Secondly, I referred to the source of the "ethnicity data". For as far as I know, they speak about nationalities, not ethnicity. Ukrainians are as far as I know ethnic Russians... But this is controversial I know. Nevertheless, the source doesn't use the wording, so it is inappropriate to use it and then use an external source where the word "ethnic" appears only once in a preamble.
Please define what ancestor contribution make you an ethnic Ukrainian and what combination make you Russian (remember that the eastern Ukraine was added as a counterbalance for the western Ukraine in soviet time and was therefore 100% ethnic Russian just one generation ago)?
Let us instead speak about nationality please, an obvious concept. — Preceding unsigned comment added by 165.225.80.69 (talk) 11:42, 2 February 2017 (UTC)

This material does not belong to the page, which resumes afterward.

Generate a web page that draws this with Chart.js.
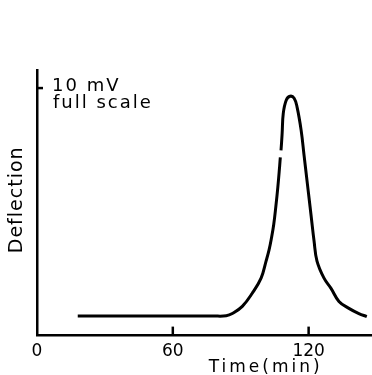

- The above IP remarks are Russian nationalism and POV-pushing trolling. But for the average Wikipedia reader: Eastern Ukraine was never 100% ethnic Russian. According to the Russian Imperial Census of 1897, ethnic Ukrainians comprised 52.4% of the population of the Donbass region, whilst ethnic Russians comprised 28.7%.[1] — Yulia Romero • Talk to me! 15:31, 2 February 2017 (UTC)
- ^ Hiroaki Kuromiya (2003). Freedom and Terror in the Donbas: A Ukrainian-Russian Borderland, 1870s–1990s. Cambridge University Press. pp. 41–42. ISBN 0521526086.